When solving differential equations, understanding antiderivatives is crucial. An antiderivative is a function that reverses the process of differentiation. To put it simply, if you have a function, the antiderivative of that function is another function whose derivative gives you the original function back.
This is particularly useful when dealing with separable equations. In the context of the original exercise, we identify the differential equation \( \frac{d y}{d x} = \frac{k}{x} \) as one that can be solved using antiderivatives alone. This is because the equation is straightforward and does not involve the dependent variable \( y \) on the right-hand side.

• The process involves recognizing that if \( \frac{d y}{d x} \) can be expressed purely in terms of one variable (like \( x \)), finding its antiderivative gives us the solution.
• Here, we found that \( y = k \ln |x| + C \) is the general solution, where \( C \) is the constant of integration. This shows the application of the antiderivative concept in finding the solution.

Understanding antiderivatives helps you solve problems by "undoing" differentiation and arriving at a function that explains the changes modeled by the equation.

Separation of variables is another core technique in solving certain types of differential equations. This method is applicable when both sides of a differential equation can be expressed as a product of functions that depend solely on one variable.
To elaborate on the concept — suppose we have an equation like \( \frac{d y}{d x} = g(x)h(y) \). Here, our task is to separate the terms involving \( y \) and \( x \) entirely onto different sides of the equality.

• In the case where it's separable, we can rewrite the equation as \( \frac{1}{h(y)} \frac{d y}{d x} = g(x) \) and subsequently integrate both sides independently.
• This approach works well when the equation's structure naturally allows terms rearrangement so each variable stands alone on one side.
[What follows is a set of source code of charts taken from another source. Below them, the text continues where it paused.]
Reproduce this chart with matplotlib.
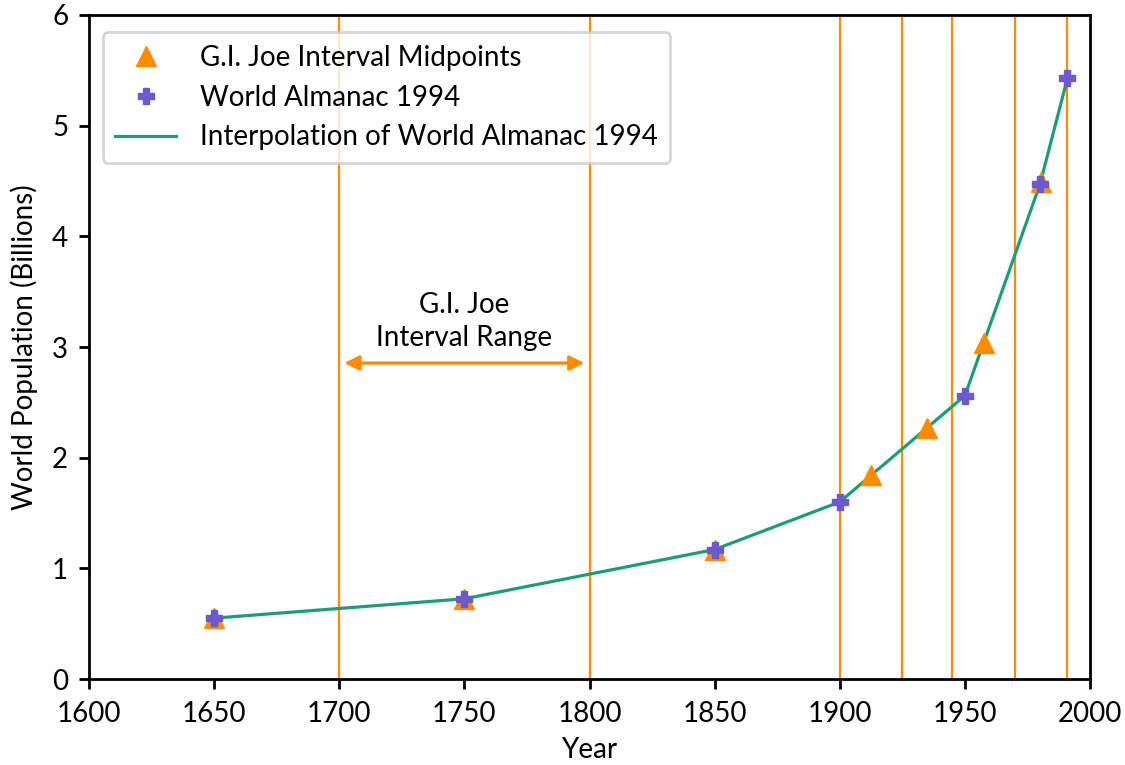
import matplotlib
matplotlib.use("Agg")
import matplotlib.pyplot as plt

plt.rcParams['font.family'] = ['Lato', 'DejaVu Sans']

# Data
almanac_years = [1650, 1750, 1850, 1900, 1950, 1980, 1991]
almanac_pop = [0.55, 0.725, 1.17, 1.60, 2.56, 4.47, 5.43]

joe_mid_years = [1650, 1750, 1850, 1912.5, 1935, 1957.5, 1980.5]
joe_mid_pop = [0.55, 0.725, 1.17, 1.84, 2.27, 3.04, 4.49]

interval_bounds = [1700, 1800, 1900, 1925, 1945, 1970, 1991]

xticks = [1600, 1650, 1700, 1750, 1800, 1850, 1900, 1950, 2000]
yticks = [0, 1, 2, 3, 4, 5, 6]

ORANGE = '#ff8c00'
PURPLE = '#6a5acd'
GREEN = '#1b9e77'
FS = 20

fig = plt.figure(figsize=(11.25, 7.65), dpi=100)
ax = fig.add_axes([0.0791, 0.1124, 0.8898, 0.868])

for xb in interval_bounds:
    ax.axvline(xb, color=ORANGE, lw=1.6, zorder=1)

ax.plot(joe_mid_years, joe_mid_pop, linestyle='none', marker='^', ms=15,
        color=ORANGE, label='G.I. Joe Interval Midpoints', zorder=3)
ax.plot(almanac_years, almanac_pop, linestyle='none', marker='P', ms=12,
        color=PURPLE, label='World Almanac 1994', zorder=4)
ax.plot(almanac_years, almanac_pop, linestyle='-', lw=2.3, color=GREEN,
        label='Interpolation of World Almanac 1994', zorder=2)

ax.annotate('', xy=(1702, 2.855), xytext=(1798, 2.855),
            arrowprops=dict(arrowstyle='<|-|>', color=ORANGE, lw=2.3,
                            mutation_scale=22, shrinkA=0, shrinkB=0))
ax.text(1750, 3.23, 'G.I. Joe\nInterval Range', ha='center', va='center',
        fontsize=FS, linespacing=1.3)

ax.set_xlim(1600, 2000)
ax.set_ylim(0, 6)
ax.set_xticks(xticks)
ax.set_yticks(yticks)
ax.tick_params(labelsize=FS, width=2, length=7)
ax.tick_params(axis='x', pad=9)
ax.tick_params(axis='y', pad=8)
for s in ax.spines.values():
    s.set_linewidth(2)
ax.set_xlabel('Year', fontsize=FS, labelpad=7)
ax.set_ylabel('World Population (Billions)', fontsize=FS, labelpad=10)

leg = ax.legend(loc='upper left', fontsize=FS, frameon=True, fancybox=True,
                borderpad=0.45, handlelength=2.2, handletextpad=0.85,
                labelspacing=0.5, bbox_to_anchor=(0.0, 0.995))
leg.get_frame().set_linewidth(2)
leg.get_frame().set_edgecolor('#cccccc')

fig.savefig('out.png', dpi=100)
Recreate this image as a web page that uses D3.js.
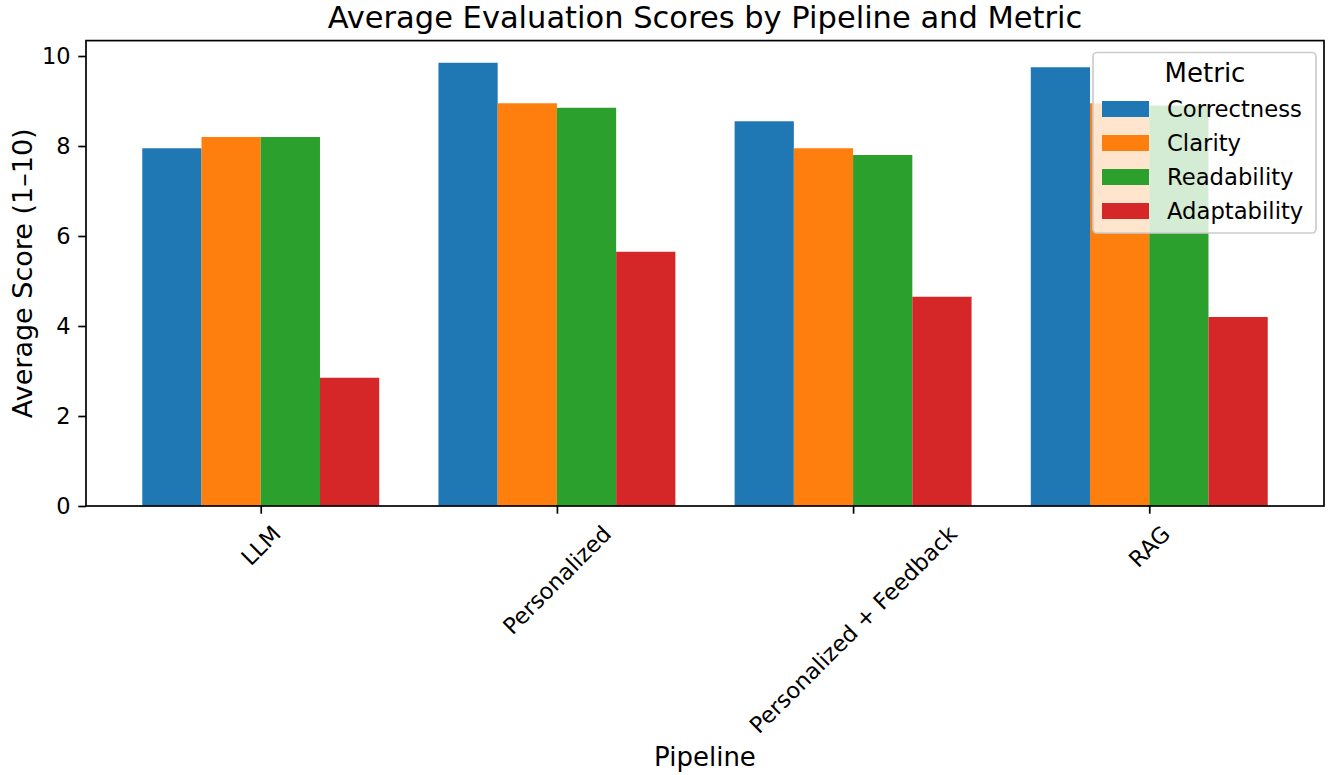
<!DOCTYPE html>
<html>
<head>
<meta charset="utf-8">
<script src="https://cdn.jsdelivr.net/npm/d3@7"></script>
<style>
  html, body { margin: 0; padding: 0; background: #fff; }
  svg { display: block; font-family: "DejaVu Sans", sans-serif; }
</style>
</head>
<body>
<svg id="chart" width="1331" height="775"></svg>
<script>
const pipelines = ["LLM", "Personalized", "Personalized + Feedback", "RAG"];
const metrics = ["Correctness", "Clarity", "Readability", "Adaptability"];
const colors = ["#1f77b4", "#ff7f0e", "#2ca02c", "#d62728"];
const correctness = [7.95, 9.85, 8.55, 9.75];
const clarity = [8.2, 8.95, 7.95, 8.95];
const readability = [8.2, 8.85, 7.8, 8.9];
const adaptability = [2.85, 5.65, 4.65, 4.2];
const yTicks = [0, 2, 4, 6, 8, 10];

const series = [correctness, clarity, readability, adaptability];
const barW = 0.2;

const svg = d3.select("#chart");
const L = 86, R = 1324, T = 40.6, B = 506;
const maxV = d3.max(series.flat());
const x = d3.scaleLinear().domain([-0.59, 3.59]).range([L, R]);
const y = d3.scaleLinear().domain([0, maxV * 1.05]).range([B, T]);

// bars
series.forEach((vals, mi) => {
  svg.append("g").selectAll("rect").data(vals).join("rect")
    .attr("x", (d, i) => x(i + (mi - 1.5) * barW - barW / 2))
    .attr("width", (d, i) => x(i + (mi - 1.5) * barW + barW / 2) - x(i + (mi - 1.5) * barW - barW / 2))
    .attr("y", d => y(d))
    .attr("height", d => B - y(d))
    .attr("fill", colors[mi]);
});

// axes
const tickLen = 7.7, pad = 7.7;
const yAxis = d3.axisLeft(y).tickValues(yTicks).tickSize(tickLen).tickPadding(pad).tickFormat(d3.format("d"));
const gy = svg.append("g").attr("transform", `translate(${L},0)`).call(yAxis);
gy.select(".domain").remove();
gy.selectAll(".tick line").attr("stroke", "#000").attr("stroke-width", 1.7);
gy.selectAll(".tick text").attr("font-size", 22.5).attr("fill", "#000").attr("font-family", "DejaVu Sans");

const xAxis = d3.axisBottom(x).tickValues(d3.range(pipelines.length)).tickSize(tickLen).tickFormat(() => "");
const gx = svg.append("g").attr("transform", `translate(0,${B})`).call(xAxis);
gx.select(".domain").remove();
gx.selectAll(".tick line").attr("stroke", "#000").attr("stroke-width", 1.7);

// rotated x tick labels (centered like matplotlib ha='center', rotation=45)
const fs = 22.5;
const labelTop = B + tickLen + pad - 1;
pipelines.forEach((p, i) => {
  const t = svg.append("text")
    .attr("font-size", fs)
    .attr("text-anchor", "middle")
    .attr("dominant-baseline", "central")
    .text(p);
  const w = t.node().getComputedTextLength();
  const h = fs * 1.17;
  const bh = (w + h) * Math.SQRT1_2;
  t.attr("transform", `translate(${x(i)},${labelTop + bh / 2}) rotate(-45)`);
});

// frame
svg.append("rect").attr("x", L).attr("y", T).attr("width", R - L).attr("height", B - T)
  .attr("fill", "none").attr("stroke", "#000").attr("stroke-width", 1.7);

// title & labels
svg.append("text").attr("x", (L + R) / 2).attr("y", 28).attr("text-anchor", "middle")
  .attr("font-size", 30.5).text("Average Evaluation Scores by Pipeline and Metric");
svg.append("text").attr("x", (L + R) / 2).attr("y", 766).attr("text-anchor", "middle")
  .attr("font-size", 26).text("Pipeline");
svg.append("text").attr("transform", `translate(32,${(T + B) / 2}) rotate(-90)`).attr("text-anchor", "middle")
  .attr("font-size", 27).text("Average Score (1–10)");

// legend
const lg = svg.append("g");
lg.append("rect").attr("x", 1093).attr("y", 52.5).attr("width", 223).attr("height", 180.5)
  .attr("rx", 4).attr("fill", "#fff").attr("fill-opacity", 0.8).attr("stroke", "#cccccc").attr("stroke-width", 1.7);
lg.append("text").attr("x", 1205).attr("y", 82).attr("text-anchor", "middle").attr("font-size", 26).text("Metric");
metrics.forEach((m, i) => {
  const cy = 109 + i * 34;
  lg.append("rect").attr("x", 1102).attr("y", cy - 8).attr("width", 47).attr("height", 16).attr("fill", colors[i]);
  lg.append("text").attr("x", 1167).attr("y", cy).attr("dominant-baseline", "central").attr("font-size", 22.7).text(m);
});
</script>
</body>
</html>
However, the original exercise did not require separation of variables. This is because the equation \( \frac{d y}{d x} = \frac{k}{x} \) only involves the independent variable \( x \) on the right, making antiderivative computation direct.

Integration is the key mathematical operation used to find antiderivatives, and it plays a vital role in solving differential equations. It represents the summation of infinitesimally small changes, which accumulates to give the original quantity described by its rate of change.
In simpler terms, if differentiation is about finding how a quantity changes, integration is about finding the quantity itself. Using integration, we can solve differential equations by reversing differentiation.

• Consider the equation \( \frac{d y}{d x} = \frac{k}{x} \). We integrate both sides to find that \( \int d y = y \) and \( \int \frac{k}{x} \, dx = k \ln |x| + C \).
• These integrations give us the general solution, \( y = k \ln |x| + C \), correctly aligning with the original differential context.

While integration sometimes seems complicated, it becomes systematic through recognition of common patterns. Mastering integration methods helps significantly in addressing differential equations efficiently, whether using straightforward antiderivatives or through separation of variables.